Community Vision

Community Vision

Youngplace opened to the public in November 2013. This is the story of how it came to be, with the input of the community.
Artscape Youngplace opened to the public in November 2013. This is the story of how it came to be, with the input of the community.

The building of Youngplace was, for most of its history, a public school. In 2000, the Toronto District School Board (TDSB) shut down the school at 180 Shaw Street and transferred the school’s operations to the neighbouring Givins/Shaw Public School. The building sat empty until 2006, when the Toronto District School Board hired Artscape to conduct a feasibility study of its potential reuse. This study, which included extensive community consultation, demonstrated strong community support for re-purposing the site as community cultural hub. It indicated that cultural assets, heritage preservation, environmental leadership, educational programming and community partnerships could be brought together in a unique way to transform the Shaw building into a dynamic hub of creative activity and learning.

 

After the feasibility study process, we began a series of consultations that engaged a broad range of community stakeholders to generate a new vision for the building that integrated creativity, community and learning. Five focus groups held between 2006 and 2007 made up a large part of this consultation phase. In these focus groups, participants discussed the overall study process as well as their perceptions of priorities, opportunities, challenges and concerns with the building’s potential re-purposing.
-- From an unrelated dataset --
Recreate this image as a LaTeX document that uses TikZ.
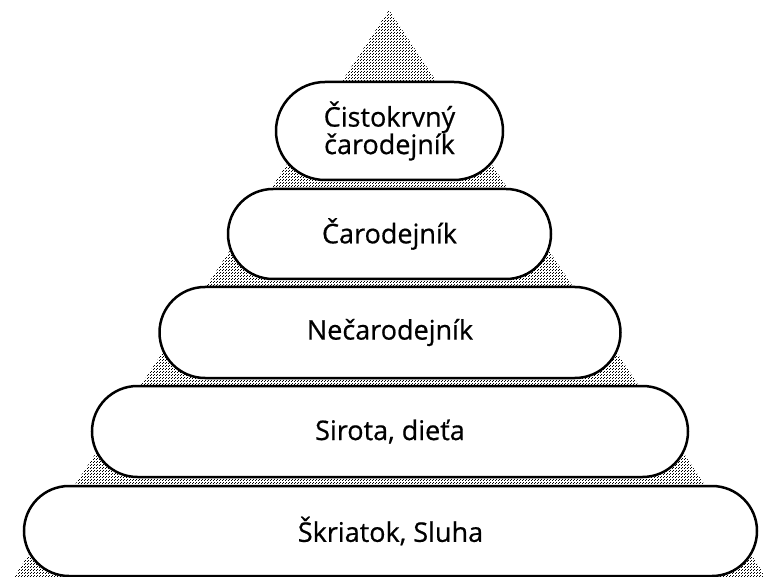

This process led to the articulation of several common themes:
The re-developed Shaw Street School will be a place where…
  • A passion for learning is fueled by arts and culture
  • Ideas are cultivated through commitment to openness, diversity and tolerance
  • Connectivity fostered through a strong sense of community interaction
  • Environmental stewardship is encourage through innovative design and operations
  • Identity is reflective of the Queen West artistic ethos

These characteristics will be nurtured through a program of spaces that…
  • Facilitates collaboration, experimentation and cross-pollination
  • Respect and enhance the heritage integrity of the building
  • Are shared, safe, accessible and inspiring
  • Respect the flexibility required for the creative process
  • Generate opportunities for community engagement

Artscape proposed the Founding Vision for the Shaw Street Centre based on these shared themes. In December 2010, Artscape concluded its purchase of the Shaw Street School from the TDSB and the Toronto Lands Corporation.

 

Today, Arthubs holds a majority equity position in the building legally owned by Toronto Standard Condominium Corporation No. 2397 (“TSCC 2397”, carrying on business as “Youngplace”). TSCC 2397 is governed by a Board of Directors, composed of members designated by Arthubs and other equity stakeholders, each of whom owns a percentage interest in the property. Arthubs oversees and delivers the physical property maintenance and upkeep and ensures that the community vision for the building is upheld in its operations.

 

Youngplace balances the needs of the arts community with the needs of the local community, to achieve this shared vision.